What would a summit do
The first thing business wants to avoid is a repeat of the Jobs and Skills summit of 2022. At that event, they say, the ACTU turned up in cahoots with Labor with a raft of proposals that meant a less flexible workforce.
The ACTU also wanted to amend the RBA’s mandate to prioritise employment rather than inflation. Given the dearth of current workers, that would mean lower productivity.
A raft of other progressive initiatives had the AFR’s Phil Coorey describing the summit as a ‘two-day version of The Drum’, the ABC’s now-cancelled evening issues program.
Business leaders said they would have their “eyes wide open” this time, and are prepared to walk away if they feel their voices aren’t being heard.
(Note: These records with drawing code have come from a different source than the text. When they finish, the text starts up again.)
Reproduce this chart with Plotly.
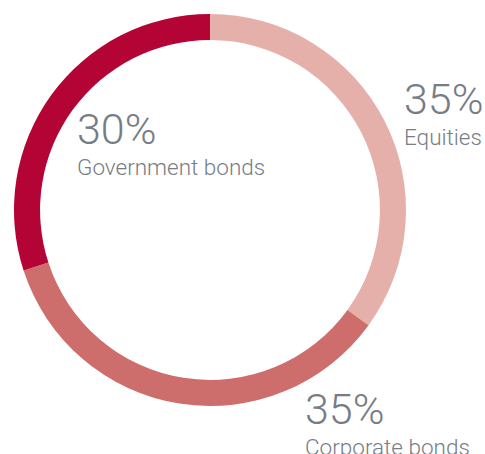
import plotly.graph_objects as go

categories = ["Equities", "Corporate bonds", "Government bonds"]
values = [35, 35, 30]
pct_labels = ["35%", "35%", "30%"]
colors = ["#E5B0AA", "#CD6E6D", "#B40335"]

W, H = 485, 454
fig = go.Figure(go.Pie(
    labels=categories,
    values=values,
    hole=0.867,
    sort=False,
    direction="clockwise",
    rotation=0,
    textinfo="none",
    hoverinfo="label+percent",
    marker=dict(colors=colors, line=dict(width=0)),
    domain=dict(x=[14 / W, 406 / W], y=[1 - 406 / H, 1 - 14 / H]),
    showlegend=False,
))

# label positions (pixels, left x, top y of big number box)
pos = [(402, 72), (303, 382), (75, 102)]
gray = "#767D85"
for (x, y), p, c in zip(pos, pct_labels, categories):
    fig.add_annotation(x=x / W, y=1 - y / H, xref="paper", yref="paper",
                       xanchor="left", yanchor="top", text=p, showarrow=False,
                       font=dict(family="Roboto", size=43, color=gray, weight=300))
    fig.add_annotation(x=x / W, y=1 - (y + 50) / H, xref="paper", yref="paper",
                       xanchor="left", yanchor="top", text=c, showarrow=False,
                       font=dict(family="Roboto", size=22.5, color=gray, weight=300))

fig.update_layout(width=W, height=H, margin=dict(l=0, r=0, t=0, b=0),
                  paper_bgcolor="white", plot_bgcolor="white")
fig.write_html("out.html", config={"displayModeBar": False},
               post_script="document.body.style.margin='0';")
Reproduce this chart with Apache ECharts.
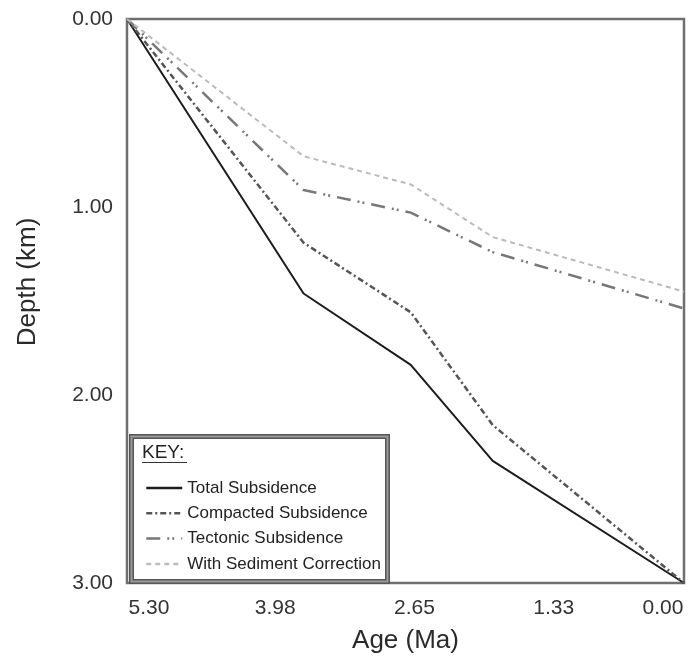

Australia’s peak business groups, the BCA and ACCI, are calling for urgent reforms to lift productivity and investment. They propose cutting the company tax rate to 25 per cent, boosting business investment through higher asset write-offs, and reducing red tape via faster project approvals and clearer rules for small business.
Both advocate for more flexible workplace laws, streamlined industrial relations, and targeted infrastructure investment to ease housing and energy constraints.
Focusing on reining in government deficits is also on the agenda, as business laments the crowding out of investment.
These are all fine ideas, and are the same sorts of proposals put forward in the UK and Europe - but to little effect.
Perhaps AI, the great hope of business, might be the great hope of governments. Last December, Britain’s Sir Keir Starmer was calling on his regulators to come up with productivity-enhancing ideas. By January he was suggesting AI would ‘turbocharge’ growth to the tune of 47 billion pounds per year.